Für Schweinfurt hatte Wolf Eiermann – weitgehend – freie Auswahl. Den "Armen Poeten" von Carl Spitzweg, der sehr gut hierher gepasst hätte, rückten die Münchner allerdings nicht raus. Nachvollziehbar, schließlich ist diese wohl bekannteste Arbeit Spitzwegs ein echter Touristenmagnet. Auch Arnold Böcklin (Eiermann: "Da haben wir eine Lücke") war nicht verfügbar, dessen Bilder gingen an die Schack-Galerie, die auch zu den Staatlichen Gemäldesammlungen des Freistaats gehört.

Der Blick über den Impressionismus hinaus: Carl Schuch, 'Päonien', um 1890
Foto: Mathias Wiedemann | Der Blick über den Impressionismus hinaus: Carl Schuch, "Päonien", um 1890

So werden die Ergänzungen Museumsbesucherinnen und -besuchern, die nicht genau im Kopf haben, was sonst wo hängt, zunächst nicht besonders ins Auge stechen, sieht man vom blauen Logo der Pinakothek auf den Erläuterungstafeln ab. Wer aber genauer hinschaut, kann Entdeckungen machen. Zum Beispiel, wie modern gerade die Münchner im 19. Jahrhundert gemalt haben. 

Schließlich sind ausdrücklich nicht Arbeiten nach Schweinfurt gekommen, die den Bestand kontrastiert hätten, was auch eine Idee gewesen wäre. Also französische Impressionisten oder englische Landschaftsmaler. Sondern Werke, die sich scheinbar nahtlos einfügen.

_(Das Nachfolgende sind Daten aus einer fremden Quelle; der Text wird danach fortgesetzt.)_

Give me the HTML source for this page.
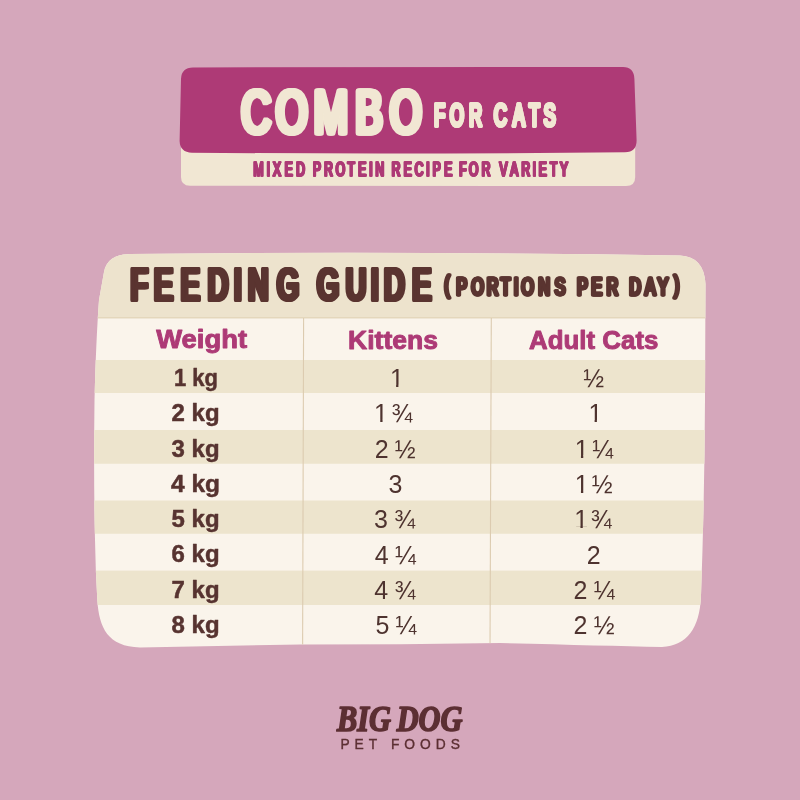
<!DOCTYPE html>
<html lang="en">
<head>
<meta charset="utf-8">
<title>Combo for Cats – Feeding Guide</title>
<style>
html,body{margin:0;padding:0;background:#d5a7bb;}
body{width:800px;height:800px;overflow:hidden;}
svg{display:block;}
text{font-family:"Liberation Sans","DejaVu Sans",sans-serif;}
.hd{font-weight:bold;stroke-linejoin:round;stroke-linecap:round;}
.brown{fill:#5a3430;stroke:#5a3430;}
.cream{fill:#f1e7d3;stroke:#f1e7d3;}
.mag{fill:#ad3a76;stroke:#ad3a76;}
.val{font-size:25px;fill:#4e332f;}
.kg{font-size:24.5px;font-weight:bold;fill:#573330;stroke:#573330;stroke-width:.5;stroke-linejoin:round;text-anchor:middle;}
.col{font-size:25px;font-weight:bold;fill:#ad3a76;stroke:#ad3a76;stroke-width:.9;stroke-linejoin:round;text-anchor:middle;}
</style>
</head>
<body>
<svg width="800" height="800" viewBox="0 0 800 800">
<rect width="800" height="800" fill="#d5a7bb"/>

<!-- banner -->
<path d="M181 140 L181 177 Q181 185.6 190 185.8 L626 186 Q635.2 186 635.2 177 L635.2 140 Z" fill="#f1e7d3"/>
<path d="M181 79 Q181.3 67.6 193 67.4 L623 67 Q634 67.2 634.4 79 L636.6 140 Q636.8 151.8 625 152.3 Q400 154.4 192 152.7 Q180 152.4 179.6 141 Z" fill="#ae3a76"/>
<!--COMBO--><g style="filter:drop-shadow(1.30px 0 0 #f1e7d3) drop-shadow(-1.30px 0 0 #f1e7d3)"><text transform="scale(0.6727,1)" x="359.9 411.0 467.7 529.1 580.5" y="133.0" font-size="60.3" font-weight="normal" fill="#f1e7d3" stroke="#f1e7d3" stroke-width="5.00" stroke-linejoin="round" stroke-linecap="round">COMBO</text></g><!--/COMBO-->
<!--FORCATS--><g style="filter:drop-shadow(0.90px 0 0 #f1e7d3) drop-shadow(-0.90px 0 0 #f1e7d3)"><text transform="scale(0.5640,1)" x="770.7 798.9 832.9 854.8 876.7 910.6 939.0 965.1" y="125.8" font-size="31.4" font-weight="normal" fill="#f1e7d3" stroke="#f1e7d3" stroke-width="3.60" stroke-linejoin="round" stroke-linecap="round">FOR CATS</text></g><!--/FORCATS-->
<!--MIXED--><g style="filter:drop-shadow(0.65px 0 0 #ad3a76) drop-shadow(-0.65px 0 0 #ad3a76)"><text transform="scale(0.6121,1)" x="415.0 436.7 446.8 466.0 484.7 498.5 512.3 530.5 549.5 568.7 586.1 604.2 614.1 627.4 640.7 660.4 678.5 697.3 707.9 726.6 738.9 751.2 767.2 787.8 802.3 816.8 834.4 852.7 871.3 881.0 899.5 915.7" y="175.7" font-size="19.5" font-weight="normal" fill="#ad3a76" stroke="#ad3a76" stroke-width="1.60" stroke-linejoin="round" stroke-linecap="round">MIXED PROTEIN RECIPE FOR VARIETY</text></g><!--/MIXED-->

<!-- table -->
<defs>
<clipPath id="tb">
<path d="M104 272 Q107 254.5 130 254 Q400 251 680 255.5 Q704 256.5 705.5 284 L705 400 Q704.5 500 701 596 Q699 645 662 647 Q600 645.5 500 643 Q400 644.5 300 644.5 L140 647.5 C108 646.5 99 628 97.3 600 Q95.5 570 95 540 Q93.5 480 94.5 400 Q96 340 99 300 Z"/>
</clipPath>
</defs>
<g clip-path="url(#tb)">
<rect x="80" y="240" width="640" height="420" fill="#faf4eb"/>
<rect x="80" y="240" width="640" height="78" fill="#ede3cd"/>
<rect x="80" y="360" width="640" height="33" fill="#ede4cd"/>
<rect x="80" y="430" width="640" height="33.75" fill="#ede4cd"/>
<rect x="80" y="500.5" width="640" height="33.25" fill="#ede4cd"/>
<rect x="80" y="570.6" width="640" height="34.4" fill="#ede4cd"/>
<line x1="80" y1="317.9" x2="720" y2="317.9" stroke="#dfd0b2" stroke-width="1"/>
<line x1="303.6" y1="318" x2="302.6" y2="650" stroke="#dccbb0" stroke-width="1.1"/>
<line x1="491.3" y1="318" x2="490" y2="650" stroke="#dccbb0" stroke-width="1.1"/>
</g>

<!--FEEDING--><g style="filter:drop-shadow(1.50px 0 0 #5a3430) drop-shadow(-1.50px 0 0 #5a3430)"><text transform="scale(0.6348,1)" x="206.8 243.6 285.8 328.5 369.6 391.8 437.5 469.0 500.4 545.9 585.2 606.2 650.6" y="300.1" font-size="43.7" font-weight="normal" fill="#5a3430" stroke="#5a3430" stroke-width="3.80" stroke-linejoin="round" stroke-linecap="round">FEEDING GUIDE</text></g><!--/FEEDING-->
<!--PORTIONS--><g style="filter:drop-shadow(1.00px 0 0 #5a3430) drop-shadow(-1.00px 0 0 #5a3430)"><text transform="scale(0.6400,1)" x="694.4 713.3 736.9 761.0 782.3 803.2 814.7 841.5 866.8 884.4 902.0 924.1 948.1 965.9 983.7 1007.8 1027.7 1053.2" y="292.8 295.2 295.2 295.2 295.2 295.2 295.2 295.2 295.2 295.2 295.2 295.2 295.2 295.2 295.2 295.2 295.2 292.8" font-size="24.6" font-weight="normal" fill="#5a3430" stroke="#5a3430" stroke-width="2.80" stroke-linejoin="round" stroke-linecap="round">(PORTIONS PER DAY)</text></g><!--/PORTIONS-->

<text class="col" x="201.7" y="348.3" textLength="91" lengthAdjust="spacingAndGlyphs">Weight</text>
<text class="col" x="393" y="348.6" textLength="90" lengthAdjust="spacingAndGlyphs">Kittens</text>
<text class="col" x="593.7" y="348.6" textLength="129.4" lengthAdjust="spacingAndGlyphs">Adult Cats</text>

<g class="kg">
<text x="196" y="386.2" textLength="44" lengthAdjust="spacingAndGlyphs">1 kg</text>
<text x="195.6" y="421.2" textLength="48" lengthAdjust="spacingAndGlyphs">2 kg</text>
<text x="195.6" y="456.5" textLength="48" lengthAdjust="spacingAndGlyphs">3 kg</text>
<text x="195.5" y="492" textLength="49" lengthAdjust="spacingAndGlyphs">4 kg</text>
<text x="195.6" y="527.2" textLength="48" lengthAdjust="spacingAndGlyphs">5 kg</text>
<text x="195.6" y="562.2" textLength="48" lengthAdjust="spacingAndGlyphs">6 kg</text>
<text x="195.6" y="597.5" textLength="48" lengthAdjust="spacingAndGlyphs">7 kg</text>
<text x="195.6" y="633" textLength="48" lengthAdjust="spacingAndGlyphs">8 kg</text>
</g>

<g class="val">
<text x="389.9" y="387.0">1</text>
<text x="374.0 388.0 391.5" y="422.0">1 ¾</text>
<text x="374.7 388.6 394.8" y="457.6">2 ½</text>
<text x="388.6" y="493.0">3</text>
<text x="374.1 388.0 394.2" y="528.3">3 ¾</text>
<text x="374.8 388.7 394.9" y="563.6">4 ¼</text>
<text x="374.3 388.2 394.4" y="598.6">4 ¾</text>
<text x="375.5 389.4 395.6" y="634.0">5 ¼</text>
<text x="583.3" y="387.0">½</text>
<text x="588.4" y="422.0">1</text>
<text x="574.7 588.6 592.3" y="457.6">1 ¼</text>
<text x="574.7 588.6 591.7" y="493.0">1 ½</text>
<text x="574.2 588.1 590.8" y="528.3">1 ¾</text>
<text x="586.8" y="563.6">2</text>
<text x="573.5 587.4 593.7" y="598.6">2 ¼</text>
<text x="573.5 587.4 593.7" y="634.0">2 ½</text>
</g>
<g><rect x="390.60" y="384.85" width="5.5" height="2.9" fill="#ede4cd"/><rect x="398.40" y="384.85" width="5.4" height="2.9" fill="#ede4cd"/><rect x="374.75" y="419.85" width="5.5" height="2.9" fill="#faf4eb"/><rect x="382.55" y="419.85" width="5.4" height="2.9" fill="#faf4eb"/><rect x="589.10" y="419.85" width="5.5" height="2.9" fill="#faf4eb"/><rect x="596.90" y="419.85" width="5.4" height="2.9" fill="#faf4eb"/><rect x="575.45" y="455.45" width="5.5" height="2.9" fill="#ede4cd"/><rect x="583.25" y="455.45" width="5.4" height="2.9" fill="#ede4cd"/><rect x="575.45" y="490.85" width="5.5" height="2.9" fill="#faf4eb"/><rect x="583.25" y="490.85" width="5.4" height="2.9" fill="#faf4eb"/><rect x="574.95" y="526.15" width="5.5" height="2.9" fill="#ede4cd"/><rect x="582.75" y="526.15" width="5.4" height="2.9" fill="#ede4cd"/></g>

<!-- logo -->
<text x="337" y="731" style="font-family:'Liberation Serif','DejaVu Serif',serif" font-size="35" font-weight="bold" font-style="italic" fill="#5c2f33" stroke="#5c2f33" stroke-width="1.7" stroke-linejoin="round" word-spacing="-2.2" textLength="125.4" lengthAdjust="spacingAndGlyphs">BIG DOG</text>
<text x="340.4" y="748.7" font-size="13.8" fill="#5c2f33" stroke="#5c2f33" stroke-width=".35" textLength="119.6" lengthAdjust="spacing">PET FOODS</text>
</svg>
</body>
</html>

Oder doch nicht? Carl Schuchs Stillleben "Päonien" von 1890 verweist mit seinem wilden, dicken Farbauftrag schon über den Impressionismus hinaus. Oder Adolf Heinrich Liers "Theresienwiese mit der Bavaria bei Abendlicht" von 1882. Ein großformatiges, äußerst stimmungsvolles Gemälde, in dem das Licht die Herrschaft über die Materie übernommen hat.

Der Blick fürs Nebensächliche: Adolph von Menzel, 'Blick vom Balkon des Berliner Schlosses', 1863
Foto: Mathias Wiedemann | Der Blick fürs Nebensächliche: Adolph von Menzel, "Blick vom Balkon des Berliner Schlosses", 1863

Oder Adolph von Menzels "Blick vom Balkon des Berliner Schlosses" von 1863, auf dem im Grunde nichts von Bedeutung zu sehen ist – sieht man von einem winzigen Vögelchen auf der steinernen Brüstung ab. Ansonsten: Bäume, Himmel, ein bisschen Schloss. Im Grunde ein Schnappschuss, nur dass Menzel auch an diesem Ölgemälde mehrere Tage gearbeitet hat. Für Wolf Eiermann liegt genau in diesem "Blick fürs Nebensächliche" die künstlerische Leistung.

Deutsche Kunst des 19. Jahrhunderts wurde im Ausland lange negiert

Worin also liegt der Reiz dieser Ergänzungen? Aus Sicht des Kunsthistorikers wird Schweinfurt damit (neben Berlin) zum bedeutendsten Schauplatz für die deutsche Kunst des 19. Jahrhunderts. "Diese Kunst wurde im Ausland lange Zeit komplett negiert, was auch an der deutschen Geschichtsschreibung liegt. Da zählte immer nur Barbizon oder Impressionismus", sagt Wolf Eiermann. "Aber das ändert sich gerade. An dem, was wir hier zeigen, müssen sich auch die Barbizon-Maler messen lassen."

Und aus Sicht des Laien? Wer den Blick für die eher feinen Nuancen dieser Kunst weiter schärfen möchte, findet hier in den nächsten fünf Jahren einige weitere Ansatzpunkte. Auch wenn die internationalen Kontraste fehlen.

Rendezvous der Bilder: Meisterwerke aus der Neuen Pinakothek München im Museum Georg Schäfer, ab 26. Juni, bis mindestens 2025. Geöffnet Di. 10-20 Uhr, Mi.-So. 10-17 Uhr.